A Food Lover’s Guide to Paris: What to Eat Beyond Croissants

Paris has a way of making you forget everything you thought you knew about eating well. The city does not just serve food. It stages it, obsesses over it, and hands it to you in a paper bag on a cobblestone street at eight in the morning with absolutely zero fanfare. The croissant is just the beginning, and if that is all you eat, you have barely scratched the surface.
Steak Frites

This is the dish that defines the Paris bistro. A perfectly seared steak arrives with a generous pile of thin, golden fries, seasoned with nothing more than salt and pepper, because the French understand that good ingredients need very little help.
The real secret is the sauce on the side, usually a béarnaise rich with butter and herbs, and a glass of red wine to go with it.
French Onion Soup

Few things in life are as deeply satisfying as a bowl of French onion soup on a cool Paris evening. Caramelized onions simmer low and slow in rich beef broth until they turn sweet and silky, then the whole thing gets blanketed in bubbling melted Gruyère over a slice of toasted baguette.
Locals point to Au Pied de Cochon in the 1st arrondissement as one of the most iconic spots to order it.
Duck Confit

Duck confit is a slow-cooked duck leg that has been cured in salt and gently cooked in its own fat until the skin turns lacquer-crisp and the meat pulls apart with barely any effort. It is the kind of dish that makes you understand why French cooking has ruled the world for centuries.
It usually arrives with roasted potatoes or lentils, and it is the definition of bistro comfort food done with complete authority.
Escargots

Snails baked in garlic, parsley, and butter sounds like a dare, but it tastes like a revelation. The texture is tender, the sauce is heady and fragrant, and the bread you dip into the leftover butter at the bottom of the dish might be the best thing you eat all trip.
Order them at least once.
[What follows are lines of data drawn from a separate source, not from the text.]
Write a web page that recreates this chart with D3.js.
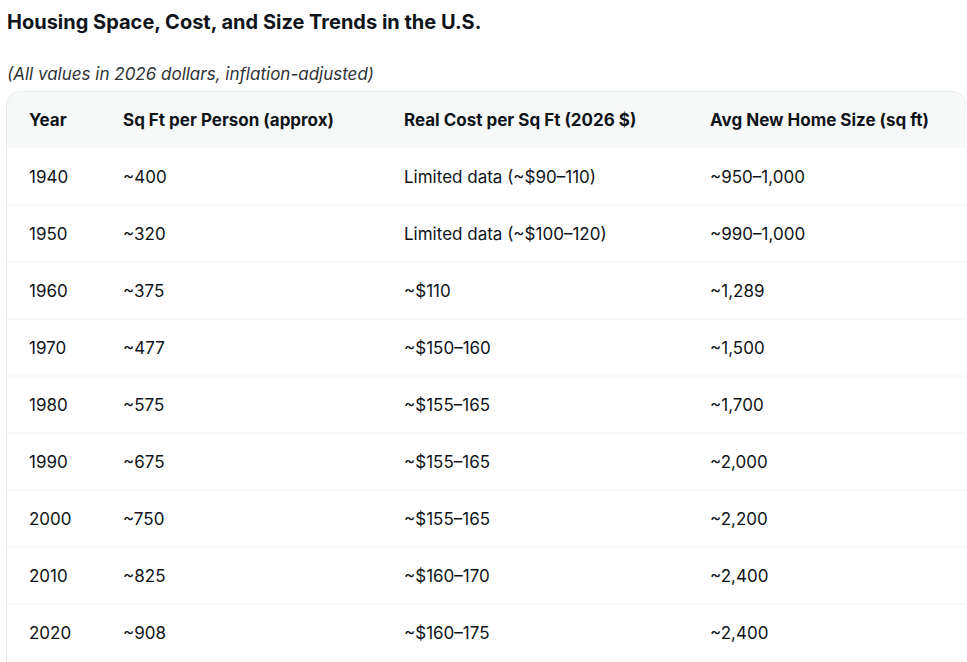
<!DOCTYPE html>
<html><head><meta charset="utf-8">
<script src="https://cdn.jsdelivr.net/npm/d3@7"></script>
<style>body{margin:0;background:#fff;overflow:hidden}</style>
</head><body><svg id="c" width="967" height="662"></svg>
<script>
const title = "Housing Space, Cost, and Size Trends in the U.S.";
const subtitle = "(All values in 2026 dollars, inflation-adjusted)";
const headers = ["Year","Sq Ft per Person (approx)","Real Cost per Sq Ft (2026 $)","Avg New Home Size (sq ft)"];
const years = ["1940","1950","1960","1970","1980","1990","2000","2010","2020"];
const sqftPerPerson = ["~400","~320","~375","~477","~575","~675","~750","~825","~908"];
const costPerSqft = ["Limited data (~$90–110)","Limited data (~$100–120)","~$110","~$150–160","~$155–165","~$155–165","~$155–165","~$160–170","~$160–175"];
const homeSize = ["~950–1,000","~990–1,000","~1,289","~1,500","~1,700","~2,000","~2,200","~2,400","~2,400"];

const svg = d3.select("#c");
const font = "Inter, 'Open Sans', sans-serif";
const ink = "#0f1419";
svg.append("text").attr("x",7).attr("y",29).attr("font-family",font).attr("font-weight",700)
  .attr("font-size",20).attr("fill",ink).text(title);
svg.append("text").attr("x",7).attr("y",80).attr("font-family",font).attr("font-style","italic")
  .attr("font-size",17).attr("fill","#2f3336").text(subtitle);

const rows = years.map((y,i)=>[y,sqftPerPerson[i],costPerSqft[i],homeSize[i]]);
const topY = 91, headH = 57, rowH = 57, leftX = 6, rightX = 966;
const colX = d3.scaleOrdinal().domain([0,1,2,3]).range([29,123,404,710]);
const rowY = d3.scaleBand().domain(d3.range(rows.length)).range([topY+headH, topY+headH+rowH*rows.length]);

const clip = svg.append("defs").append("clipPath").attr("id","card");
clip.append("rect").attr("x",leftX).attr("y",topY).attr("width",rightX-leftX).attr("height",700).attr("rx",14);
const g = svg.append("g").attr("clip-path","url(#card)");
g.append("rect").attr("x",leftX).attr("y",topY).attr("width",rightX-leftX).attr("height",headH).attr("fill","#f7f9f9");
g.selectAll("line.r").data(d3.range(rows.length)).join("line")
  .attr("x1",leftX).attr("x2",rightX).attr("y1",i=>rowY(i)+rowH).attr("y2",i=>rowY(i)+rowH)
  .attr("stroke","#eff3f4");
g.append("rect").attr("x",leftX+0.5).attr("y",topY+0.5).attr("width",rightX-leftX).attr("height",700).attr("rx",14)
  .attr("fill","none").attr("stroke","#e6ecf0");
g.selectAll("text.h").data(headers).join("text")
  .attr("x",(d,i)=>colX(i)).attr("y",topY+headH/2+6).attr("font-family",font).attr("font-weight",700)
  .attr("font-size",17).attr("fill",ink).text(d=>d);
rows.forEach((r,i)=>{
  g.selectAll(null).data(r).join("text")
    .attr("x",(d,j)=>colX(j)).attr("y",rowY(i)+rowH/2+6).attr("font-family",font)
    .attr("font-size",17).attr("fill",ink).text(d=>d);
});
</script></body></html>
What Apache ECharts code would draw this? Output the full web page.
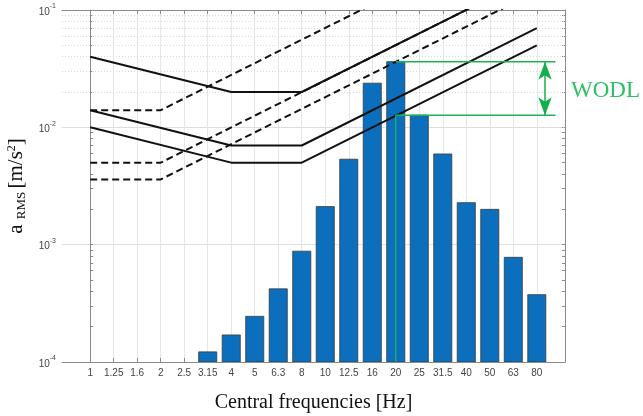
<!DOCTYPE html>
<html><head><meta charset="utf-8">
<script src="https://cdn.jsdelivr.net/npm/echarts@6/dist/echarts.min.js"></script>
<style>html,body{margin:0;padding:0;background:#fff}#c{width:643px;height:416px}</style>
</head><body><div id="c"></div>
<script>
// ---- data ----
var freqLabels = ['1','1.25','1.6','2','2.5','3.15','4','5','6.3','8','10','12.5','16','20','25','31.5','40','50','63','80'];
var barValues = [null,null,null,null,null,1.22e-4,1.70e-4,2.45e-4,4.2e-4,8.8e-4,2.11e-3,5.35e-3,2.38e-2,3.63e-2,1.27e-2,5.93e-3,2.28e-3,2.0e-3,7.8e-4,3.75e-4];
// limit curves: [category index, value] breakpoints
var solidA = [[0,0.04],[6,0.02],[9,0.02],[19,0.2]];
var solidB = [[0,0.014],[6,0.007],[9,0.007],[19,0.07]];
var solidC = [[0,0.01],[6,0.005],[9,0.005],[19,0.05]];
var dashD1 = [[0,0.014],[3,0.014],[19,0.56]];
var dashD2 = [[0,0.005],[3,0.005],[19,0.2]];
var dashD3 = [[0,0.0036],[3,0.0036],[19,0.144]];
var yMajor = [1e-4,1e-3,1e-2,1e-1];
var yMinor = [2e-4,3e-4,4e-4,5e-4,6e-4,7e-4,8e-4,9e-4,2e-3,3e-3,4e-3,5e-3,6e-3,7e-3,8e-3,9e-3,2e-2,3e-2,4e-2,5e-2,6e-2,7e-2,8e-2,9e-2];
var wodlTop = barValues[13], wodlBottom = barValues[14];

// ---- chart ----
var idx = freqLabels.map(function(_, i){ return i; });
var green = '#1db54f';
var chart = echarts.init(document.getElementById('c'));
function expo(v){ return Math.round(Math.log10(v)); }
var allY = yMajor.concat(yMinor).map(function(v){ return Math.log10(v); });
var yMin = 1e-4;

function lineSeries(d, dashed){
  return {type:'line', data:d, xAxisIndex:0, yAxisIndex:0, symbol:'none', clip:true, z:5,
    lineStyle:{color:'#111', width:2, type: dashed ? [7,4] : 'solid'}, silent:true, animation:false};
}
var axisCol = '#8a8a8a';
var barData = [];
idx.forEach(function(i){ if (barValues[i] != null) barData.push([i, barValues[i]]); });
var series = [
  {type:'custom', data: barData, xAxisIndex:0, yAxisIndex:0, z:3, animation:false, clip:true,
   encode:{x:0, y:1},
   renderItem:function(params, api){
     var top = api.coord([api.value(0), api.value(1)]);
     var base = api.coord([api.value(0), yMin]);
     var half = api.size([1, 0])[0] * 0.385;
     return {type:'rect', shape:{x: top[0]-half, y: top[1], width: half*2, height: base[1]-top[1]},
       style:{fill:'#0b6fbd', stroke:'#3a3a3a', lineWidth:0.8}};
   },
   markLine:{silent:true, symbol:'none', animation:false, label:{show:false}, z:1,
     lineStyle:{color:'#d9d9d9', type:[1,2], width:1},
     data: yMinor.map(function(v){ return {yAxis:v}; })}
  },
  lineSeries(solidA,false), lineSeries(solidB,false), lineSeries(solidC,false),
  lineSeries(dashD1,true), lineSeries(dashD2,true), lineSeries(dashD3,true),
  {type:'line', data:[[13,wodlTop],[19.8,wodlTop]], symbol:'none', z:8, lineStyle:{color:green,width:1.5}, animation:false, silent:true},
  {type:'line', data:[[13,wodlBottom],[19.8,wodlBottom]], symbol:'none', z:8, lineStyle:{color:green,width:1.5}, animation:false, silent:true},
  {type:'line', data:[[13,yMin],[13,wodlBottom]], symbol:'none', z:8, lineStyle:{color:green,width:1.3}, animation:false, silent:true},
  {type:'line', data:[], z:9, animation:false, silent:true,
   markLine:{silent:true, animation:false, symbol:['arrow','arrow'], symbolSize:[10,18], label:{show:false},
     lineStyle:{color:'#12b04a', width:1.5, type:'solid'},
     data:[[{coord:[19.35, wodlTop]},{coord:[19.35, wodlBottom]}]]}}
];

chart.setOption({
  animation:false,
  backgroundColor:'#fff',
  grid:{left:62, top:10, right:78, bottom:54, containLabel:false, outerBoundsMode:'none'},
  xAxis:[
    {type:'value', position:'bottom', min:-1.2, max:20.2,
     name:'Central frequencies [Hz]', nameLocation:'middle', nameGap:31,
     nameTextStyle:{fontFamily:'Liberation Serif', fontSize:20, color:'#111'},
     axisLine:{show:true, lineStyle:{color:axisCol}},
     axisTick:{show:true, inside:true, length:4, customValues: idx, lineStyle:{color:axisCol}},
     axisLabel:{show:true, customValues: idx, margin:6, fontFamily:'Liberation Sans', fontSize:10, color:'#444',
       formatter:function(v){ return freqLabels[Math.round(v)]; }},
     splitLine:{show:true, lineStyle:{color:'#e6e6e6', width:1}}},
    {type:'value', position:'top', min:-1.2, max:20.2,
     axisLine:{show:true, onZero:false, lineStyle:{color:axisCol}},
     axisTick:{show:true, inside:true, length:4, customValues: idx, lineStyle:{color:axisCol}},
     axisLabel:{show:false}, splitLine:{show:false}}
  ],
  yAxis:[
    {type:'log', logBase:10, min:1e-4, max:1e-1, position:'left',
     name:'{a|a }{sub|RMS} {a|[m/s}{sup|2}{a|]}', nameLocation:'middle', nameGap:30, nameRotate:90,
     nameTextStyle:{rich:{
       a:{fontFamily:'Liberation Serif', fontSize:21, color:'#111', lineHeight:22},
       sub:{fontFamily:'Liberation Serif', fontSize:13, color:'#111', verticalAlign:'bottom', lineHeight:22, padding:[5,0,0,0]},
       sup:{fontFamily:'Liberation Serif', fontSize:12, color:'#111', verticalAlign:'top', lineHeight:22, padding:[0,0,6,0]}}},
     axisLine:{show:true, lineStyle:{color:axisCol}},
     axisTick:{show:false},
     axisLabel:{show:true, margin:6, formatter:function(v){ return '{b|10}{s|' + expo(v) + '}'; },
       rich:{b:{fontFamily:'Liberation Sans', fontSize:10, color:'#444', lineHeight:14, verticalAlign:'bottom'},
             s:{fontFamily:'Liberation Sans', fontSize:7, color:'#444', lineHeight:14, verticalAlign:'top'}}},
     splitLine:{show:true, lineStyle:{color:'#e0e0e0', width:1}}},
    {type:'value', min:-4, max:-1, position:'left', show:true,
     axisLine:{show:false}, axisLabel:{show:false}, splitLine:{show:false},
     axisTick:{show:true, inside:true, length:3, customValues: allY, lineStyle:{color:axisCol}}},
    {type:'value', min:-4, max:-1, position:'right', show:true,
     axisLine:{show:true, lineStyle:{color:axisCol}}, axisLabel:{show:false}, splitLine:{show:false},
     axisTick:{show:true, inside:true, length:3, customValues: allY, lineStyle:{color:axisCol}}}
  ],
  graphic:[{type:'text', left:571, top:79, silent:true,
    style:{text:'WODL', fontFamily:'Liberation Serif', fontSize:23, fill:'#2dbf62'}}],
  series: series
});
</script></body></html>
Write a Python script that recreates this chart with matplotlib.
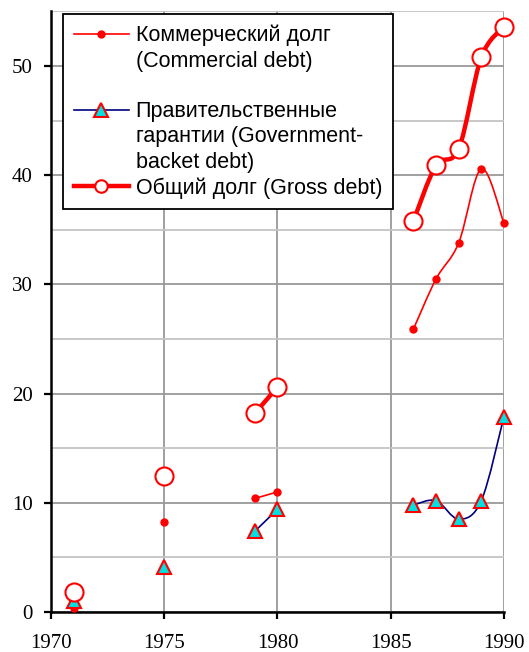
import numpy as np
import matplotlib
matplotlib.use("Agg")
import matplotlib.pyplot as plt
from matplotlib.path import Path
from matplotlib.patches import PathPatch
from matplotlib.lines import Line2D

years = [1971, 1975, 1979, 1980, 1986, 1987, 1988, 1989, 1990]
commercial = [0.4, 8.2, 10.4, 11.0, 25.9, 30.5, 33.8, 40.6, 35.6]
government = [1.0, 4.1, 7.4, 9.4, 9.8, 10.2, 8.5, 10.2, 17.9]
gross = [1.8, 12.5, 18.2, 20.6, 35.8, 40.9, 42.4, 50.8, 53.6]
# contiguous runs of years (lines are drawn within each run only)
runs = [[0], [1], [2, 3], [4, 5, 6, 7, 8]]

# legend text, one row per line of the original legend
legend_rows = ["Коммерческий долг", "(Commercial debt)", " ",
               "Правительственные", "гарантии (Government-", "backet debt)",
               "Общий долг (Gross debt)"]
xticks = [1970, 1975, 1980, 1985, 1990]
yticks = [0, 10, 20, 30, 40, 50]

fig = plt.figure(figsize=(5.29, 6.52), dpi=100)
ax = fig.add_axes([0.0964, 0.0613, 0.8563, 0.9212])
ax.set_xlim(1970, 1990)
ax.set_ylim(0, 55)


def smooth_path(xs, ys, k=1/6):
    pts = np.column_stack([xs, ys]).astype(float)
    n = len(pts)
    verts = [pts[0]]
    codes = [Path.MOVETO]
    for i in range(n - 1):
        p0 = pts[i - 1] if i > 0 else pts[i]
        p1 = pts[i]
        p2 = pts[i + 1]
        p3 = pts[i + 2] if i + 2 < n else pts[i + 1]
        c1 = p1 + (p2 - p0) * k
        c2 = p2 - (p3 - p1) * k
        verts += [c1, c2, p2]
        codes += [Path.CURVE4] * 3
    return Path(verts, codes)


def draw_series(vals, color, lw, z):
    for r in runs:
        if len(r) < 2:
            continue
        xs = [years[i] for i in r]
        ys = [vals[i] for i in r]
        ax.add_patch(PathPatch(smooth_path(xs, ys), facecolor="none",
                               edgecolor=color, lw=lw, zorder=z,
                               capstyle="round", joinstyle="round"))


draw_series(commercial, "#ff0000", 1.2, 3)
draw_series(government, "#000080", 1.2, 3)
draw_series(gross, "#ff0000", 3.2, 3)

ax.plot(years, commercial, ls="none", marker="o", ms=5, mfc="#ff0000",
        mec="#ff0000", zorder=4, clip_on=False)
ax.plot(years, government, ls="none", marker="^", ms=10, mfc="#00e0e0",
        mec="#ff0000", mew=1.5, zorder=4, clip_on=False)
ax.plot(years, gross, ls="none", marker="o", ms=13, mfc="white",
        mec="#ff0000", mew=1.5, zorder=5, clip_on=False)

ax.set_xticks(xticks)
ax.set_yticks(yticks)
ax.set_yticks([5, 15, 25, 35, 45, 55], minor=True)
ax.grid(True, which="major", color="#999999", lw=1.3, zorder=0)
ax.grid(True, which="minor", axis="y", color="#c4c4c4", lw=1.3, zorder=0)
ax.tick_params(which="minor", left=False)
ax.tick_params(which="major", direction="out", length=5, width=1.6,
               labelsize=15)
ax.tick_params(axis="y", pad=8)
ax.tick_params(axis="x", pad=11)
for t in ax.get_xticklabels() + ax.get_yticklabels():
    t.set_family("Liberation Serif")
ax.spines["top"].set_visible(False)
ax.spines["right"].set_visible(False)
ax.spines["left"].set_linewidth(1.8)
ax.spines["bottom"].set_linewidth(1.8)
ax.set_axisbelow(True)

blank = Line2D([], [], ls="none", marker="none")
handles = [
    Line2D([], [], color="#ff0000", lw=1.2, marker="o", ms=5),
    blank, blank,
    Line2D([], [], color="#000080", lw=1.2, marker="^", ms=10,
           mfc="#00e0e0", mec="#ff0000", mew=1.5),
    blank, blank,
    Line2D([], [], color="#ff0000", lw=3.2, marker="o", ms=9,
           mfc="white", mec="#ff0000", mew=1.5),
]
leg = ax.legend(handles, legend_rows, loc="upper left",
                bbox_to_anchor=(0.0265, 0.9957), borderaxespad=0,
                frameon=True, fancybox=False,
                framealpha=1, edgecolor="black", handlelength=2.55,
                handletextpad=0.32, labelspacing=0.2, borderpad=0.5,
                prop={"family": "Liberation Sans", "size": 15.5})
leg.get_frame().set_linewidth(1.3)
leg.set_zorder(10)

fig.savefig("out.png", dpi=100)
The address Escargot Montorgueil in the 1st arrondissement has been doing this right for a very long time.
Crêpes

Paris street crêpes are one of the great simple pleasures of the city. You will find them at stands tucked into nearly every neighborhood, made fresh on a hot iron griddle and folded around whatever filling you choose.
Go sweet with lemon and sugar or Nutella, or try a savory buckwheat galette filled with ham, melted cheese, and a runny egg for something closer to a full meal.
Macarons

Parisian macarons are delicate almond meringue shells sandwiched around a ganache or jam in flavors that range from pistachio and rose to salted caramel and dark chocolate. They are not the rubbery imposters sold at airports. The real ones shatter slightly at the edge and melt clean on the tongue.
Ladurée and Pierre Hermé are the names most debated among pastry devotees, and both are worth the queue.
Mille-Feuille

Three layers of paper-thin puff pastry are stacked with clouds of vanilla pastry cream and finished with a glossy fondant glaze. It sounds straightforward until you actually eat one and realize how much precision goes into making each layer shatter without the whole thing collapsing.
It is found in nearly every serious pâtisserie in the city, and picking a good one is one of the better decisions you will make in Paris.
Cheese from a Fromagerie

France has over 1,000 types of cheese, and the best way to encounter them is to walk into a proper fromagerie and ask for a recommendation. Brie, Camembert, Comté, and Roquefort are classics, but the cheeses that tend to stop people in their tracks are the ones they have never heard of before.
Eat it with a piece of baguette, nothing else, the way Parisians actually do.
Steak Tartare

Raw, finely minced beef seasoned with capers, gherkins, mustard, onion, and a raw egg yolk sounds alarming to anyone raised on well-done burgers, but it is one of the most quietly thrilling things on any Paris bistro menu. It is often mixed at the table, which makes the whole thing feel like a small ceremony.
Pair it with fries and a glass of Burgundy and you are doing it exactly right.
Crème Brûlée

The silky vanilla custard beneath a perfectly caramelized sugar crust is one of those desserts that Paris does better than anywhere else, mostly because nobody here is cutting corners on the cream or the vanilla. The tap of the spoon through the glass-thin top is one of the most satisfying sounds in all of food.
Order it cold from the fridge with a hot crust and you will understand why it has never gone out of fashion.
Boeuf Bourguignon

Beef braised low and slow in red wine with mushrooms, onions, carrots, and herbs until the sauce turns dark and velvety is the kind of dish that demands nothing from you except a piece of bread and your full attention. It is Burgundian by origin but deeply Parisian by adoption, appearing on bistro menus across the city the moment temperatures drop.
Eating well in Paris does not require a reservation at a Michelin-starred restaurant or a detailed itinerary. It just requires slowing down, following your nose down a side street, and saying yes to whatever the blackboard says today.